[WHAT THE EXERCISE ASKS]
Every line from the start of the records through the line with "y_ticks = [-80, -60, -40, -20, 0, 20, 40, 60, 80]" is to be written out exactly; pictures are not.

[AVAILABLE RECORDS]
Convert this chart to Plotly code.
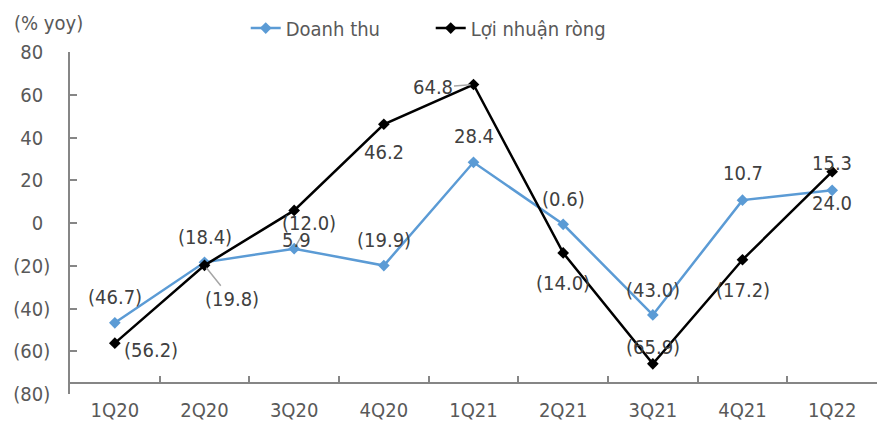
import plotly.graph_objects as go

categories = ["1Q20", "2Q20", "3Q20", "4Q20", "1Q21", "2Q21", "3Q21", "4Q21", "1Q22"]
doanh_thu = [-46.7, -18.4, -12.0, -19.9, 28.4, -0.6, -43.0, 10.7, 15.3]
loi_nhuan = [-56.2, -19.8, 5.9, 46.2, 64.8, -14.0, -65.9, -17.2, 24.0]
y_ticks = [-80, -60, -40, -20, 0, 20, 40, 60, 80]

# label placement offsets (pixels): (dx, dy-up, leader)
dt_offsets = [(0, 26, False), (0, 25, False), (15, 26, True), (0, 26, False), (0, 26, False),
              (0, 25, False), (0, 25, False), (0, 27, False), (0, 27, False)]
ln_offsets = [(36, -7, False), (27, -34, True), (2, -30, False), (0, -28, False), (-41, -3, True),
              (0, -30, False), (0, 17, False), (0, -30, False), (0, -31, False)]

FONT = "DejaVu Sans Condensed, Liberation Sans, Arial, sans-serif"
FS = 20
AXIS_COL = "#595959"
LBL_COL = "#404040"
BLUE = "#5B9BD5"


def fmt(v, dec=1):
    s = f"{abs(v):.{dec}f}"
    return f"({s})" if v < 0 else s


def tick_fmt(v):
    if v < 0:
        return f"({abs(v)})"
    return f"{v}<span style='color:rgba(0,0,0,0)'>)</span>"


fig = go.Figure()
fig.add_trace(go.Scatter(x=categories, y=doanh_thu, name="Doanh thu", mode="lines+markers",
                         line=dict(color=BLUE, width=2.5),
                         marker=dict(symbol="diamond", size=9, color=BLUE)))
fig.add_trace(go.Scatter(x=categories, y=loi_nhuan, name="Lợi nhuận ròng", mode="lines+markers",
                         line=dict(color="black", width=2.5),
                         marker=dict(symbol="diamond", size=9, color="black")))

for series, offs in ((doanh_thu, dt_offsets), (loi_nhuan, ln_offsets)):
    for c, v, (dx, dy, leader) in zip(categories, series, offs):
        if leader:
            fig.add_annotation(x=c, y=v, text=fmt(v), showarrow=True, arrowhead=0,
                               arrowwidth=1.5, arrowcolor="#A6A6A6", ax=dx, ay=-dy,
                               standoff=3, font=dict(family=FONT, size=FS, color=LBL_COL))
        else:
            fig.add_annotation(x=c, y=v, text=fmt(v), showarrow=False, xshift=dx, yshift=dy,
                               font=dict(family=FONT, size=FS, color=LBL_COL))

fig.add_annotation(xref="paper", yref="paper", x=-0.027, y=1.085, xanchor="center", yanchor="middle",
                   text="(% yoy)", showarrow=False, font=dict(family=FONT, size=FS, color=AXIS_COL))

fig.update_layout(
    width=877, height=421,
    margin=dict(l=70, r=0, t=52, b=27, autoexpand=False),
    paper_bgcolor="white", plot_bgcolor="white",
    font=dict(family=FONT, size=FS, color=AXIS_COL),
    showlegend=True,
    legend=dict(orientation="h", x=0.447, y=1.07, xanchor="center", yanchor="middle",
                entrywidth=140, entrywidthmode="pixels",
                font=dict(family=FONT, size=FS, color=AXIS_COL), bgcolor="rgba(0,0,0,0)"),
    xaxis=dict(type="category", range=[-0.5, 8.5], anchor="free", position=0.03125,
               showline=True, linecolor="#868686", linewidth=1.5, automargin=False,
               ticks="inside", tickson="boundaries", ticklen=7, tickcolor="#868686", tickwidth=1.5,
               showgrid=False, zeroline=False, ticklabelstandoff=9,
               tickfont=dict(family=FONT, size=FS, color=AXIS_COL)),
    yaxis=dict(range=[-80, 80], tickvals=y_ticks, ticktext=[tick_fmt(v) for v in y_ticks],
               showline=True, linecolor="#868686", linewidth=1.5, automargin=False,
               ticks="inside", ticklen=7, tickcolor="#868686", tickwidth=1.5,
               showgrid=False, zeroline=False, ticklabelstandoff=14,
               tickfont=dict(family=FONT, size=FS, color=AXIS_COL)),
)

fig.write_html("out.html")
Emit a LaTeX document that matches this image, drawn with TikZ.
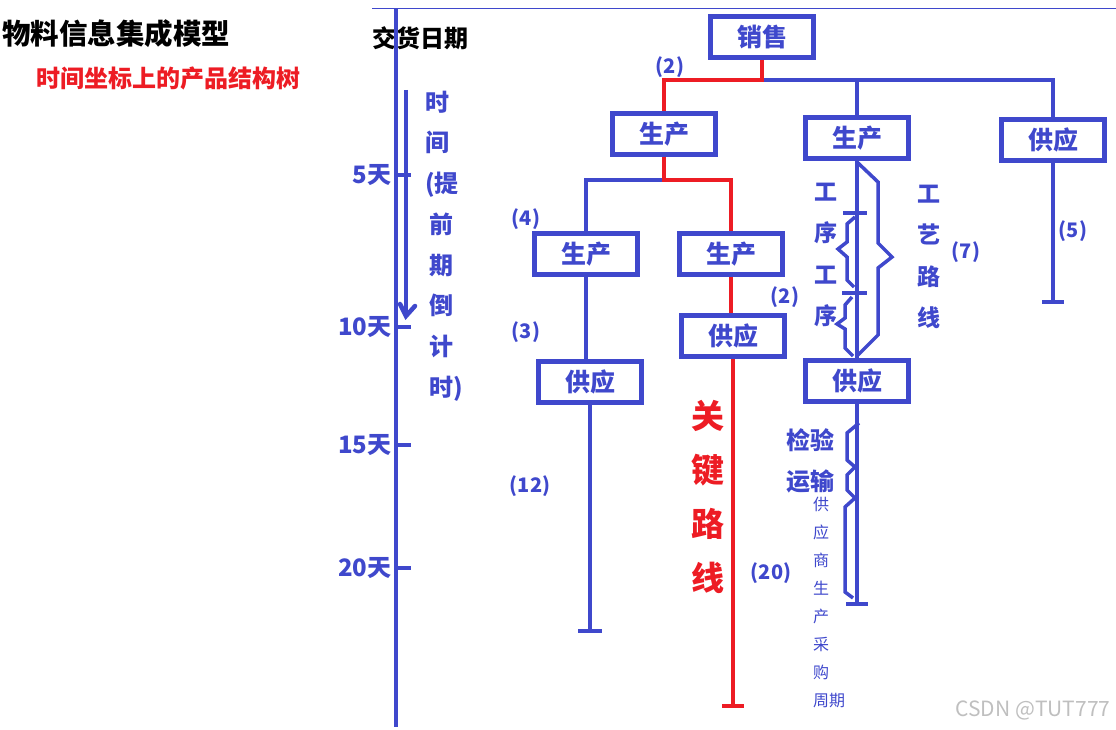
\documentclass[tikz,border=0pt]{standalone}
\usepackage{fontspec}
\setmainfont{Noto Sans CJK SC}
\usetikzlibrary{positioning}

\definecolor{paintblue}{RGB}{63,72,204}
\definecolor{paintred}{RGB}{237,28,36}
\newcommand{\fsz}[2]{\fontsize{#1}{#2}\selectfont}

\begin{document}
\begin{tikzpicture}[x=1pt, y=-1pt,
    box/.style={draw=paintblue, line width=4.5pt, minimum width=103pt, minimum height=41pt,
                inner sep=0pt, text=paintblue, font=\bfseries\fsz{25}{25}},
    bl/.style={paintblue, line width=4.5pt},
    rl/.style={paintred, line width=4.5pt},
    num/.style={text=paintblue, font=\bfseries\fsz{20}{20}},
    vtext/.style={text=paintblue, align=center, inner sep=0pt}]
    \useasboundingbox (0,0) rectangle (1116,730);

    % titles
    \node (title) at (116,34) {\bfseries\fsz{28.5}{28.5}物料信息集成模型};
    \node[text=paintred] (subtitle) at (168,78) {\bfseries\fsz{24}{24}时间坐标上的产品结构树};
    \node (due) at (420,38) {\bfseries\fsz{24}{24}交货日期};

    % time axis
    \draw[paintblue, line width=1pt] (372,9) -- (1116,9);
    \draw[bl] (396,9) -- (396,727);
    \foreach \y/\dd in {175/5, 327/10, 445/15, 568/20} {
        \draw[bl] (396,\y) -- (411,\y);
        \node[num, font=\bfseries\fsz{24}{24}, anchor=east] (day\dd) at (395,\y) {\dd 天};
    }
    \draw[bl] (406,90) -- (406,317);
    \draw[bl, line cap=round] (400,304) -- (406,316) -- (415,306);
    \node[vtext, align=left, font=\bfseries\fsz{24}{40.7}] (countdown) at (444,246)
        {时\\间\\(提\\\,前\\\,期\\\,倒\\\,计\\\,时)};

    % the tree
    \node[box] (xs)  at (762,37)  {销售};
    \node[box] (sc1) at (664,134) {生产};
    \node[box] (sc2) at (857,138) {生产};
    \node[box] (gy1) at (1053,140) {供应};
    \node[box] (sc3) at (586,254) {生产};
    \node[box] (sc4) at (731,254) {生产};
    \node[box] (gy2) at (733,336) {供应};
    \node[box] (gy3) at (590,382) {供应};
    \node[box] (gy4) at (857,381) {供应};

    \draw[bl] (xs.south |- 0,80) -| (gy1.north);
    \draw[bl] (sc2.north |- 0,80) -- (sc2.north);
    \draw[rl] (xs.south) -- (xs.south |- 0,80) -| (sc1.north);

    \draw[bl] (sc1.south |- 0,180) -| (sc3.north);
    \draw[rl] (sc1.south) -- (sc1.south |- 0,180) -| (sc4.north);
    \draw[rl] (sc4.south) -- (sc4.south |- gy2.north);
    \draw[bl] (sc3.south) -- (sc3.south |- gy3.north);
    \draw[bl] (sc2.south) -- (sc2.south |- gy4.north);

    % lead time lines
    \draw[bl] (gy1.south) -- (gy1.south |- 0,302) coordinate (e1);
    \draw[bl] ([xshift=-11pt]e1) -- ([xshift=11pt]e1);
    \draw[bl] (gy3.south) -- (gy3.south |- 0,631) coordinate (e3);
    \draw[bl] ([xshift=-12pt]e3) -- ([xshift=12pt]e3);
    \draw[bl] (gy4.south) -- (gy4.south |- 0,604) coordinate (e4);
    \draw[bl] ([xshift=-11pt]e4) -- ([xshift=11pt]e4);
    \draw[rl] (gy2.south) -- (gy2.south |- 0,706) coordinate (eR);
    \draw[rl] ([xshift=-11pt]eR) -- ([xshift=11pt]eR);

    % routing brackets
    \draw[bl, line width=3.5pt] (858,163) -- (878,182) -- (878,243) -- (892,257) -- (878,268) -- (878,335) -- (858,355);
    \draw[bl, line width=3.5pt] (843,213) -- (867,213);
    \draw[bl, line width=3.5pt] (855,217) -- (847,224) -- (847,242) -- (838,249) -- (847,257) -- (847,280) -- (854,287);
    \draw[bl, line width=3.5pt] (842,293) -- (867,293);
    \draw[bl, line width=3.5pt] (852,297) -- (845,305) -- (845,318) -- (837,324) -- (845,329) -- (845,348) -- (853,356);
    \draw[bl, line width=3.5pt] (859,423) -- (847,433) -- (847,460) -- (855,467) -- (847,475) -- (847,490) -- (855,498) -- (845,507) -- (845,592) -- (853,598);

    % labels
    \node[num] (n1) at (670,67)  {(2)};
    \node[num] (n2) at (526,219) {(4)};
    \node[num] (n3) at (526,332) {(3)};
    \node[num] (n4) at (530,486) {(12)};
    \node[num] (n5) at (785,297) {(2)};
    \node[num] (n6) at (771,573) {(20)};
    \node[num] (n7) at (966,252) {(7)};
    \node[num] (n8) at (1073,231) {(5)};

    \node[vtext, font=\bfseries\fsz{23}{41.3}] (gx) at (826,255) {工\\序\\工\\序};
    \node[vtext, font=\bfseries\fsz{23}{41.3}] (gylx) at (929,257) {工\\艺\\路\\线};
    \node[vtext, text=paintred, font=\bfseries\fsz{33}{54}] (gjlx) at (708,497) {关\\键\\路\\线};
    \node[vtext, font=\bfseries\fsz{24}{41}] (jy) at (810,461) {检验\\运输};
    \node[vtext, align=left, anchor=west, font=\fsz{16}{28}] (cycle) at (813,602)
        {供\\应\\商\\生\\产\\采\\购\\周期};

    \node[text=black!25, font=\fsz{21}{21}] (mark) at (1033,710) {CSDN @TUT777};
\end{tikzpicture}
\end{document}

[FINISHED ANSWER]
Convert this chart to Plotly code.
import plotly.graph_objects as go

categories = ["1Q20", "2Q20", "3Q20", "4Q20", "1Q21", "2Q21", "3Q21", "4Q21", "1Q22"]
doanh_thu = [-46.7, -18.4, -12.0, -19.9, 28.4, -0.6, -43.0, 10.7, 15.3]
loi_nhuan = [-56.2, -19.8, 5.9, 46.2, 64.8, -14.0, -65.9, -17.2, 24.0]
y_ticks = [-80, -60, -40, -20, 0, 20, 40, 60, 80]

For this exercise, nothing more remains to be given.